* [TASK DETAILS]:
Your task is to give the listing below back word for word, pictures excluded.

* [SUPPLIED INFORMATION]:
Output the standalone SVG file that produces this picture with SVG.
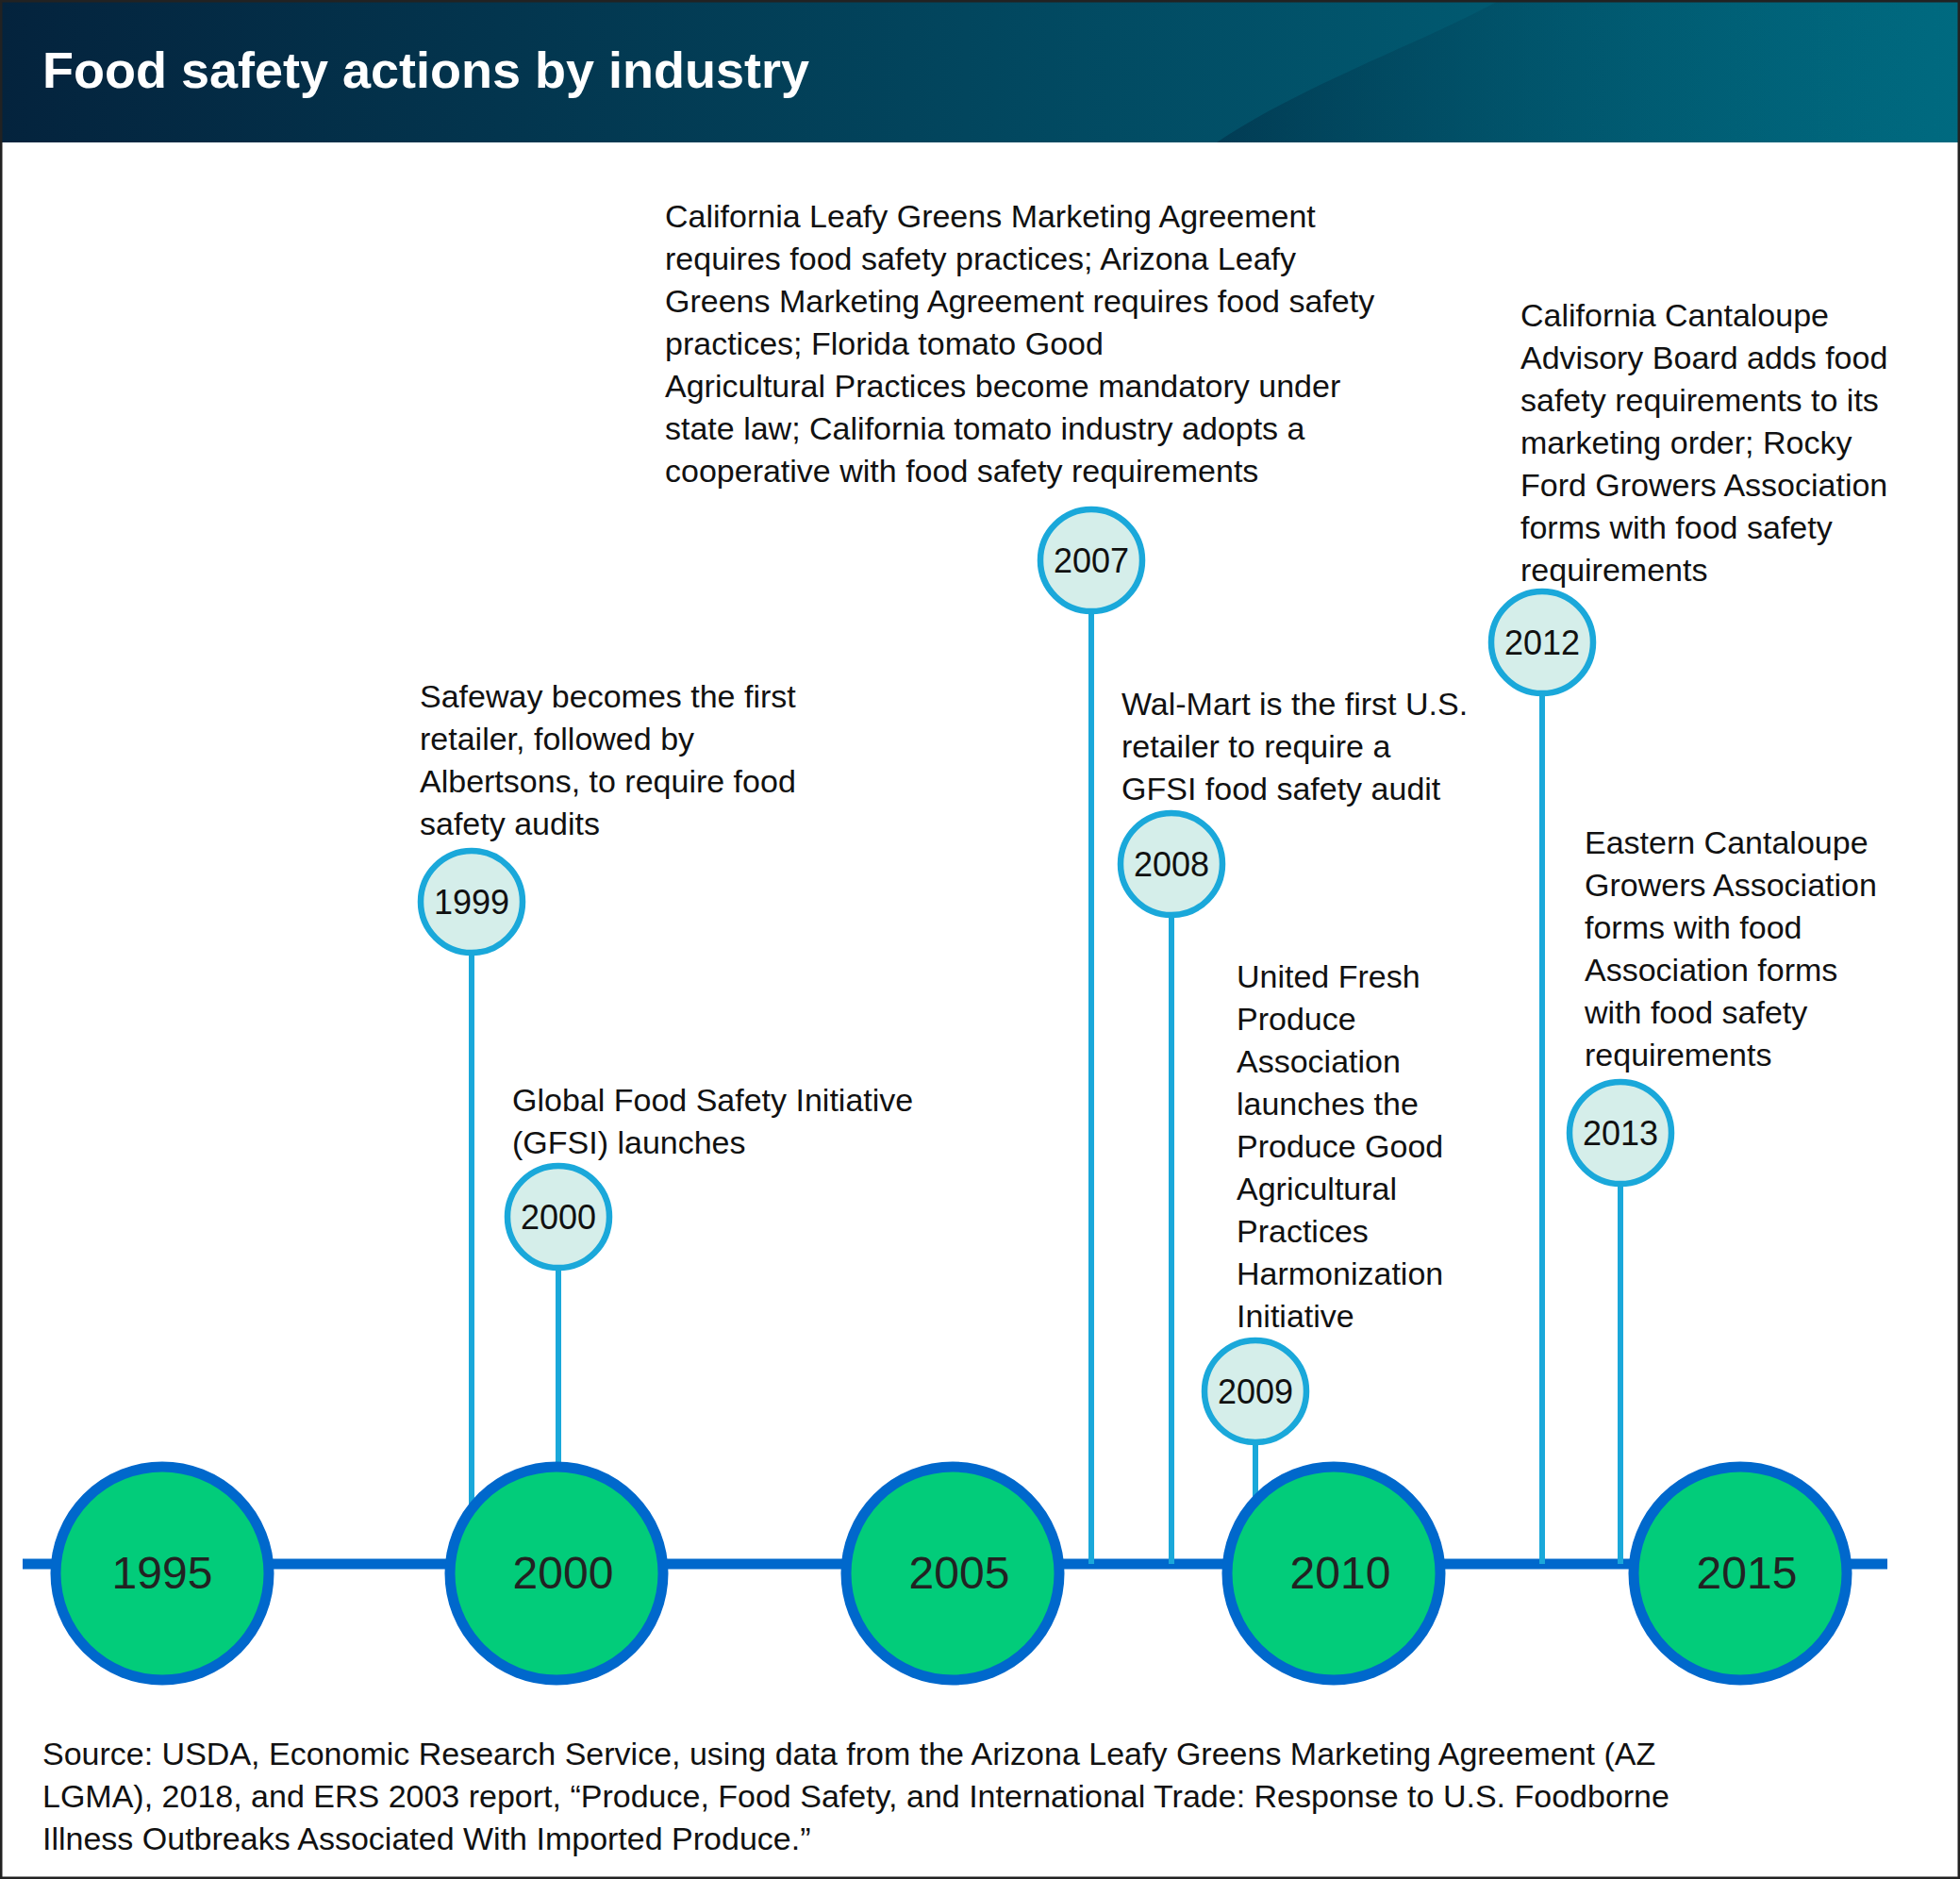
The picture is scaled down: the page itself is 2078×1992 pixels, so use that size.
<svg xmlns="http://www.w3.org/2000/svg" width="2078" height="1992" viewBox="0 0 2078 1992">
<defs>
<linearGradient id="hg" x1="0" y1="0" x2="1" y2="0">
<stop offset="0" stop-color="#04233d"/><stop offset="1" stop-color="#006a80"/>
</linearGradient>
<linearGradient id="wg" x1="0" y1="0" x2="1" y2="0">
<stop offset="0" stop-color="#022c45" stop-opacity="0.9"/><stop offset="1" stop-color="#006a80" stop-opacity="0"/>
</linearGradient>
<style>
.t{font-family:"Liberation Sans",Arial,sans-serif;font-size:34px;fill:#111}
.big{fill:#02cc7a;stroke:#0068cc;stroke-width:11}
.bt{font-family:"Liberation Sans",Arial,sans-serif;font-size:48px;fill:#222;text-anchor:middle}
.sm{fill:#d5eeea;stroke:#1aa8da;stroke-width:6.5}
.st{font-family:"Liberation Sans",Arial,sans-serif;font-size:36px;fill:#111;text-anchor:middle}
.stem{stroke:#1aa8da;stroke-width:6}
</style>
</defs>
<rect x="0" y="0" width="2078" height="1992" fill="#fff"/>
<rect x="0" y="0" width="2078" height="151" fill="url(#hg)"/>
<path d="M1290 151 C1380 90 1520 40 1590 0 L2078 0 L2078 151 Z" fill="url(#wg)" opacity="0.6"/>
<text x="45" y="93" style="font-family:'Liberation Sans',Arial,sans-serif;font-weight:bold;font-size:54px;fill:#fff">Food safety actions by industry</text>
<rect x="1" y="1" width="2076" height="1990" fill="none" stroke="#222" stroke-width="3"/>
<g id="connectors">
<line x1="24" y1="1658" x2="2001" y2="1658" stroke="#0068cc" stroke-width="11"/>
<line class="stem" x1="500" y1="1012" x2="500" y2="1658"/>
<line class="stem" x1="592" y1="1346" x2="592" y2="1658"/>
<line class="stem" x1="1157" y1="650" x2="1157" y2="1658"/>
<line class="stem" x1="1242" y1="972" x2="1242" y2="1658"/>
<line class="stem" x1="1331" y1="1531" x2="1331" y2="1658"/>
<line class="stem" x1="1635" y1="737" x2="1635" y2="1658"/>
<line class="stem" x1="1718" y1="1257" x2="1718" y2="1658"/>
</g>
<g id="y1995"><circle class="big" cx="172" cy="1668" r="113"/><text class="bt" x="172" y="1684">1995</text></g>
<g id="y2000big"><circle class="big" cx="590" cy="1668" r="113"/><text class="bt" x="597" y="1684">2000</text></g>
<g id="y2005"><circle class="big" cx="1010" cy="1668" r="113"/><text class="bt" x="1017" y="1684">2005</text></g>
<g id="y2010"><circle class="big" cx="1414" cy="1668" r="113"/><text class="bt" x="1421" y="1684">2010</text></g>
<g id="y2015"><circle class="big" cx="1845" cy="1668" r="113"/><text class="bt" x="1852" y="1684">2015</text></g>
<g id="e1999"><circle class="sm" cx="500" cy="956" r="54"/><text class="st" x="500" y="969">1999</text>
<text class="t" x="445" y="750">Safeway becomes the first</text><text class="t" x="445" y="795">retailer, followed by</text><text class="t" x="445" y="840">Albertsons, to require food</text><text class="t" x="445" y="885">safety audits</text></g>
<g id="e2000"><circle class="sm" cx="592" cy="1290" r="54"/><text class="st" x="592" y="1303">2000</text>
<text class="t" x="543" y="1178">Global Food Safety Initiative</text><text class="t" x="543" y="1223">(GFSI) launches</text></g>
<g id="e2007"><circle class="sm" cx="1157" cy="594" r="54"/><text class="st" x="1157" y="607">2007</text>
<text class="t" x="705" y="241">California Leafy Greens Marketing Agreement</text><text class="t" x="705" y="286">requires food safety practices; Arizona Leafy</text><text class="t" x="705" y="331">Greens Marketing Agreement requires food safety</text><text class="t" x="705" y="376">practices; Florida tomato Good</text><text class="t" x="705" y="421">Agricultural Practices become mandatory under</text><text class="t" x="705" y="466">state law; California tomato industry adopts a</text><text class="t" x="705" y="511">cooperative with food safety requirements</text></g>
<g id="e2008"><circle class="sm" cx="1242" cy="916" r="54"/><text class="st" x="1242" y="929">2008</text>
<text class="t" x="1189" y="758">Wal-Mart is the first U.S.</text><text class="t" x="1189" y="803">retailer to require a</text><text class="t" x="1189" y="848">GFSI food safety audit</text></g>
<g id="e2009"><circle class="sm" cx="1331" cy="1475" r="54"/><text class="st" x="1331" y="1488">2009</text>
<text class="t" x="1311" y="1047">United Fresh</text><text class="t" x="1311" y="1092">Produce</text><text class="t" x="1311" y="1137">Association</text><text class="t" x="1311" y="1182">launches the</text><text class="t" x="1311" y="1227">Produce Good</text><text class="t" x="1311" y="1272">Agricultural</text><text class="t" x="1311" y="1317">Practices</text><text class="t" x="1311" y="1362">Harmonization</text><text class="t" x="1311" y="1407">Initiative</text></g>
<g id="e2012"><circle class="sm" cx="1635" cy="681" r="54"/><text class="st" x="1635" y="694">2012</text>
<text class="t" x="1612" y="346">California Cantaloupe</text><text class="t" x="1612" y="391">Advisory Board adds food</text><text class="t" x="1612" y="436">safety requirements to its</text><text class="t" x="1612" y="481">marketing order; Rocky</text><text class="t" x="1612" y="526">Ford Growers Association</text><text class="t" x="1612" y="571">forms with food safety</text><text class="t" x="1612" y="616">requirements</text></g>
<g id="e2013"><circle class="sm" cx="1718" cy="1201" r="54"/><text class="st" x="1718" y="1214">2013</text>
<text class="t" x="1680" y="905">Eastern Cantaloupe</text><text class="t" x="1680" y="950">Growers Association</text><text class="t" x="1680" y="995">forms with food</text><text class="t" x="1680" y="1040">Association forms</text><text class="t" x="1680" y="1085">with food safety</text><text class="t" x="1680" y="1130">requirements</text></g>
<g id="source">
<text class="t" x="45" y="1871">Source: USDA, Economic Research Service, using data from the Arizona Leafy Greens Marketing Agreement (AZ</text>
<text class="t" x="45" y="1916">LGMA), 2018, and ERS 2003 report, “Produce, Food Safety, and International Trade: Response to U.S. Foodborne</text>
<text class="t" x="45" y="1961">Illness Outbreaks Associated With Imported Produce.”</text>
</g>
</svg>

* [FINISHED ANSWER]:
Output the standalone SVG file that produces this picture with SVG.
The picture is scaled down: the page itself is 2078×1992 pixels, so use that size.
<svg xmlns="http://www.w3.org/2000/svg" width="2078" height="1992" viewBox="0 0 2078 1992">
<defs>
<linearGradient id="hg" x1="0" y1="0" x2="1" y2="0">
<stop offset="0" stop-color="#04233d"/><stop offset="1" stop-color="#006a80"/>
</linearGradient>
<linearGradient id="wg" x1="0" y1="0" x2="1" y2="0">
<stop offset="0" stop-color="#022c45" stop-opacity="0.9"/><stop offset="1" stop-color="#006a80" stop-opacity="0"/>
</linearGradient>
<style>
.t{font-family:"Liberation Sans",Arial,sans-serif;font-size:34px;fill:#111}
.big{fill:#02cc7a;stroke:#0068cc;stroke-width:11}
.bt{font-family:"Liberation Sans",Arial,sans-serif;font-size:48px;fill:#222;text-anchor:middle}
.sm{fill:#d5eeea;stroke:#1aa8da;stroke-width:6.5}
.st{font-family:"Liberation Sans",Arial,sans-serif;font-size:36px;fill:#111;text-anchor:middle}
.stem{stroke:#1aa8da;stroke-width:6}
</style>
</defs>
<rect x="0" y="0" width="2078" height="1992" fill="#fff"/>
<rect x="0" y="0" width="2078" height="151" fill="url(#hg)"/>
<path d="M1290 151 C1380 90 1520 40 1590 0 L2078 0 L2078 151 Z" fill="url(#wg)" opacity="0.6"/>
<text x="45" y="93" style="font-family:'Liberation Sans',Arial,sans-serif;font-weight:bold;font-size:54px;fill:#fff">Food safety actions by industry</text>
<rect x="1" y="1" width="2076" height="1990" fill="none" stroke="#222" stroke-width="3"/>
<g id="connectors">
<line x1="24" y1="1658" x2="2001" y2="1658" stroke="#0068cc" stroke-width="11"/>
<line class="stem" x1="500" y1="1012" x2="500" y2="1658"/>
<line class="stem" x1="592" y1="1346" x2="592" y2="1658"/>
<line class="stem" x1="1157" y1="650" x2="1157" y2="1658"/>
<line class="stem" x1="1242" y1="972" x2="1242" y2="1658"/>
<line class="stem" x1="1331" y1="1531" x2="1331" y2="1658"/>
<line class="stem" x1="1635" y1="737" x2="1635" y2="1658"/>
<line class="stem" x1="1718" y1="1257" x2="1718" y2="1658"/>
</g>
<g id="y1995"><circle class="big" cx="172" cy="1668" r="113"/><text class="bt" x="172" y="1684">1995</text></g>
<g id="y2000big"><circle class="big" cx="590" cy="1668" r="113"/><text class="bt" x="597" y="1684">2000</text></g>
<g id="y2005"><circle class="big" cx="1010" cy="1668" r="113"/><text class="bt" x="1017" y="1684">2005</text></g>
<g id="y2010"><circle class="big" cx="1414" cy="1668" r="113"/><text class="bt" x="1421" y="1684">2010</text></g>
<g id="y2015"><circle class="big" cx="1845" cy="1668" r="113"/><text class="bt" x="1852" y="1684">2015</text></g>
<g id="e1999"><circle class="sm" cx="500" cy="956" r="54"/><text class="st" x="500" y="969">1999</text>
<text class="t" x="445" y="750">Safeway becomes the first</text><text class="t" x="445" y="795">retailer, followed by</text><text class="t" x="445" y="840">Albertsons, to require food</text><text class="t" x="445" y="885">safety audits</text></g>
<g id="e2000"><circle class="sm" cx="592" cy="1290" r="54"/><text class="st" x="592" y="1303">2000</text>
<text class="t" x="543" y="1178">Global Food Safety Initiative</text><text class="t" x="543" y="1223">(GFSI) launches</text></g>
<g id="e2007"><circle class="sm" cx="1157" cy="594" r="54"/><text class="st" x="1157" y="607">2007</text>
<text class="t" x="705" y="241">California Leafy Greens Marketing Agreement</text><text class="t" x="705" y="286">requires food safety practices; Arizona Leafy</text><text class="t" x="705" y="331">Greens Marketing Agreement requires food safety</text><text class="t" x="705" y="376">practices; Florida tomato Good</text><text class="t" x="705" y="421">Agricultural Practices become mandatory under</text><text class="t" x="705" y="466">state law; California tomato industry adopts a</text><text class="t" x="705" y="511">cooperative with food safety requirements</text></g>
<g id="e2008"><circle class="sm" cx="1242" cy="916" r="54"/><text class="st" x="1242" y="929">2008</text>
<text class="t" x="1189" y="758">Wal-Mart is the first U.S.</text><text class="t" x="1189" y="803">retailer to require a</text><text class="t" x="1189" y="848">GFSI food safety audit</text></g>
<g id="e2009"><circle class="sm" cx="1331" cy="1475" r="54"/><text class="st" x="1331" y="1488">2009</text>
<text class="t" x="1311" y="1047">United Fresh</text><text class="t" x="1311" y="1092">Produce</text><text class="t" x="1311" y="1137">Association</text><text class="t" x="1311" y="1182">launches the</text><text class="t" x="1311" y="1227">Produce Good</text><text class="t" x="1311" y="1272">Agricultural</text><text class="t" x="1311" y="1317">Practices</text><text class="t" x="1311" y="1362">Harmonization</text><text class="t" x="1311" y="1407">Initiative</text></g>
<g id="e2012"><circle class="sm" cx="1635" cy="681" r="54"/><text class="st" x="1635" y="694">2012</text>
<text class="t" x="1612" y="346">California Cantaloupe</text><text class="t" x="1612" y="391">Advisory Board adds food</text><text class="t" x="1612" y="436">safety requirements to its</text><text class="t" x="1612" y="481">marketing order; Rocky</text><text class="t" x="1612" y="526">Ford Growers Association</text><text class="t" x="1612" y="571">forms with food safety</text><text class="t" x="1612" y="616">requirements</text></g>
<g id="e2013"><circle class="sm" cx="1718" cy="1201" r="54"/><text class="st" x="1718" y="1214">2013</text>
<text class="t" x="1680" y="905">Eastern Cantaloupe</text><text class="t" x="1680" y="950">Growers Association</text><text class="t" x="1680" y="995">forms with food</text><text class="t" x="1680" y="1040">Association forms</text><text class="t" x="1680" y="1085">with food safety</text><text class="t" x="1680" y="1130">requirements</text></g>
<g id="source">
<text class="t" x="45" y="1871">Source: USDA, Economic Research Service, using data from the Arizona Leafy Greens Marketing Agreement (AZ</text>
<text class="t" x="45" y="1916">LGMA), 2018, and ERS 2003 report, “Produce, Food Safety, and International Trade: Response to U.S. Foodborne</text>
<text class="t" x="45" y="1961">Illness Outbreaks Associated With Imported Produce.”</text>
</g>
</svg>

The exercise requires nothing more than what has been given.